Local elections represent resident voices
Despite the significant effect local politics have on daily life, far more people get interested in, talk about, register and vote in presidential elections than in any local elections, Murray said.
“You probably have a lot more control over local things because there’s not so many voters and [it deals] with issues specific to your home or neighborhood,” he said. “Whereas presidentially, you got 50 states and the District of Columbia and you go through this Electoral College process, which is complicated.”
City elections sit low on the ballot, coming after state and national candidates and propositions, but officials say they are just as important.
“[People who do not vote] experience having someone who is the president, or governor or mayor [be elected] who they would not chose [and] they miss the chance to affect their lives,” Moore said. “And that really is not full representational government.”
Despite low voter turnout, the damage caused by Hurricane Harvey has prompted some citizens who experienced flooding in their homes to take political action: Levee Improvement District 19 residents have petitioned to hold an election to select five directors to manage the LID.
LID directors are typically appointed by the county, Hebert said. However, the voters want more direct control over how the LID operates.

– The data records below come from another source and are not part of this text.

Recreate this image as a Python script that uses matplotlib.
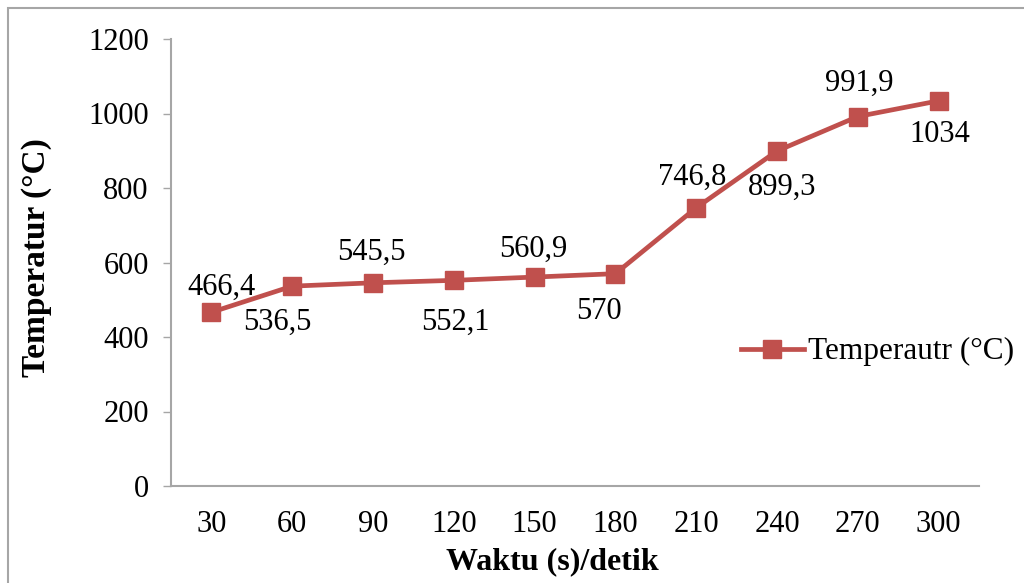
import matplotlib
matplotlib.use("Agg")
import matplotlib.pyplot as plt
from matplotlib.patches import Rectangle

plt.rcParams['font.family'] = ['Liberation Serif', 'DejaVu Serif']

waktu = ["30", "60", "90", "120", "150", "180", "210", "240", "270", "300"]
suhu = [466.4, 536.5, 545.5, 552.1, 560.9, 570, 746.8, 899.3, 991.9, 1034]
y_ticks = [0, 200, 400, 600, 800, 1000, 1200]
series_name = "Temperautr (°C)"

# label placement around each marker, in points (dx, dy)
label_offsets = [(7, 18), (-11, -26), (-1, 22), (1, -30), (-1, 20),
                 (-12, -27), (-3, 22), (4, -26), (1, 24), (1, -24)]

red = "#C0504D"
grey = "#A6A6A6"

fig = plt.figure(figsize=(10.24, 5.83), dpi=100)
ax = fig.add_axes([171 / 1024, 1 - 486 / 583, 808 / 1024, 447 / 583])

x = list(range(len(waktu)))
ax.plot(x, suhu, color=red, lw=3.4, marker="s", markersize=13.5,
        markeredgecolor=red, markerfacecolor=red, label=series_name)

for xi, v, (dx, dy) in zip(x, suhu, label_offsets):
    txt = f"{v:g}".replace(".", ",")
    ax.annotate(txt, (xi, v), xytext=(dx, dy), textcoords="offset points",
                ha="center", va="center", fontsize=22, color="black")

ax.set_xlim(-0.5, len(waktu) - 0.5)
ax.set_ylim(0, 1200)
ax.set_xticks(x)
ax.set_xticklabels(waktu)
ax.set_yticks(y_ticks)
ax.tick_params(axis="x", length=0, pad=17, labelsize=22)
ax.tick_params(axis="y", length=6, width=1, color=grey, pad=10, labelsize=22)

for s in ["top", "right"]:
    ax.spines[s].set_visible(False)
for s in ["left", "bottom"]:
    ax.spines[s].set_color(grey)
    ax.spines[s].set_linewidth(1.5)

ax.set_xlabel("Waktu (s)/detik", fontsize=23, fontweight="bold")
ax.xaxis.set_label_coords((552 - 171) / 808, -(547 - 486) / 447)
ax.set_ylabel("Temperatur (°C)", fontsize=24, fontweight="bold")
ax.yaxis.set_label_coords(-(171 - 52) / 808, (486 - 258) / 447)

ax.legend(loc="center left", bbox_to_anchor=(0.69, 0.30), frameon=False,
          fontsize=22.5, handlelength=2.0, handletextpad=0.15, borderaxespad=0)

# page frame
fig.patches.append(Rectangle((8 / 1024, -0.1), 1.2, 1.1 - 8 / 583,
                             transform=fig.transFigure, fill=False,
                             edgecolor=grey, lw=1.5))

fig.savefig("out.png", dpi=100)
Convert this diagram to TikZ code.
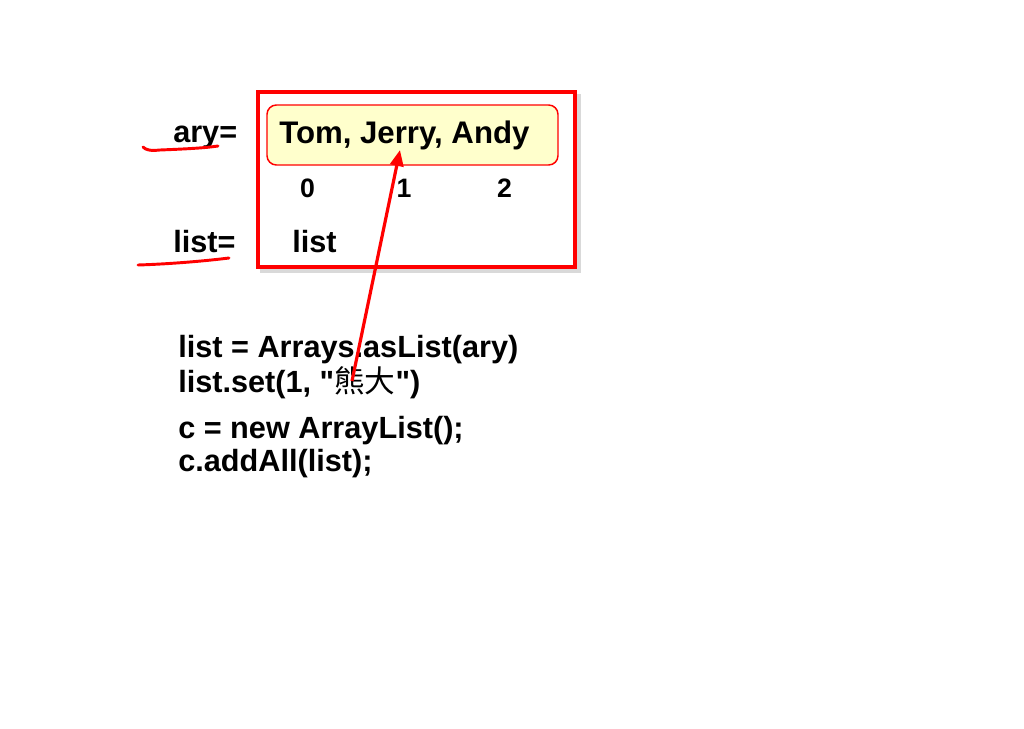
\documentclass[tikz,border=0pt]{standalone}
\usepackage{fontspec}
\setmainfont{Liberation Sans}
\newfontfamily\plainsans{Liberation Sans}
\newfontfamily\cjk{Noto Sans CJK TC}
\usetikzlibrary{arrows.meta}
\definecolor{boxyellow}{HTML}{FFFFCC}
\tikzset{
  big/.style={font=\bfseries\fontsize{23}{27}\selectfont, inner sep=0pt},
  idx/.style={font=\bfseries\fontsize{20}{24}\selectfont, inner sep=0pt, anchor=base},
  frame/.style={draw=red, line width=3pt},
  shadowline/.style={draw=black!15, line width=3pt},
  arrbox/.style={draw=red, line width=1.1pt, fill=boxyellow, rounded corners=7pt},
  pen/.style={red, line width=2.2pt, line cap=round},
  pointer/.style={red, line width=2.4pt, -{Triangle[length=12pt,width=10pt]}}
}
\begin{document}
\begin{tikzpicture}[x=0.75pt,y=-0.75pt]
\useasboundingbox[fill=white] (0,0) rectangle (1024,728);
% outer frame with faint shadow
\draw[shadowline] (261.5,95.5) rectangle (578.5,270.5);
\draw[frame, fill=white] (258,92) rectangle (575,267);
% array box
\draw[arrbox] (267,105) rectangle (558,165);
\node[big, anchor=base west, font=\bfseries\fontsize{23.4}{27}\selectfont] (tom) at (279,143) {Tom, Jerry, Andy};
% indices
\node[idx] (i0) at (307.5,197) {0};
\node[idx] (i1) at (404,197) {1};
\node[idx] (i2) at (504.5,197) {2};
% labels
\node[big, anchor=base west] (ary) at (173,142) {ary=};
\node[big, anchor=base west] (lst) at (173,252) {list=};
\node[big, anchor=base west] (lstv) at (292,252) {list};
% code
\node[big, anchor=base west] (c1) at (178,357) {list = Arrays.asList(ary)};
\node[big, anchor=base west] (c2) at (178,392) {\plainsans\bfseries list.set(1, "{\cjk\mdseries 熊大}")};
\node[big, anchor=base west] (c3) at (178,438) {c = new ArrayList();};
\node[big, anchor=base west] (c4) at (178,471) {c.addAll(list);};
% handwritten underlines
\draw[pen] (143,147) .. controls (146,150) and (150,151) .. (160,150) .. controls (185,149) and (205,148) .. (218,146);
\draw[pen] (138,265) .. controls (170,264) and (205,261) .. (229,258);
% pointer arrow
\coordinate (tail) at (352,381);
\coordinate (head) at (400,150);
\draw[pointer] (tail) -- (head);
\end{tikzpicture}
\end{document}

“I believe it’s a response to the frustration felt because the homes, they were behind the levee,” Hebert said.
It is not unusual for natural disasters to have meaningful effect on politics, Murray said.
“You can’t restore a lot of these communities or homes unless there’s an awful lot of government money available,” Murray said. “Other decisions have to made, like are you going to build more reservoirs? Or strengthen the ones that exist? Those are political things.”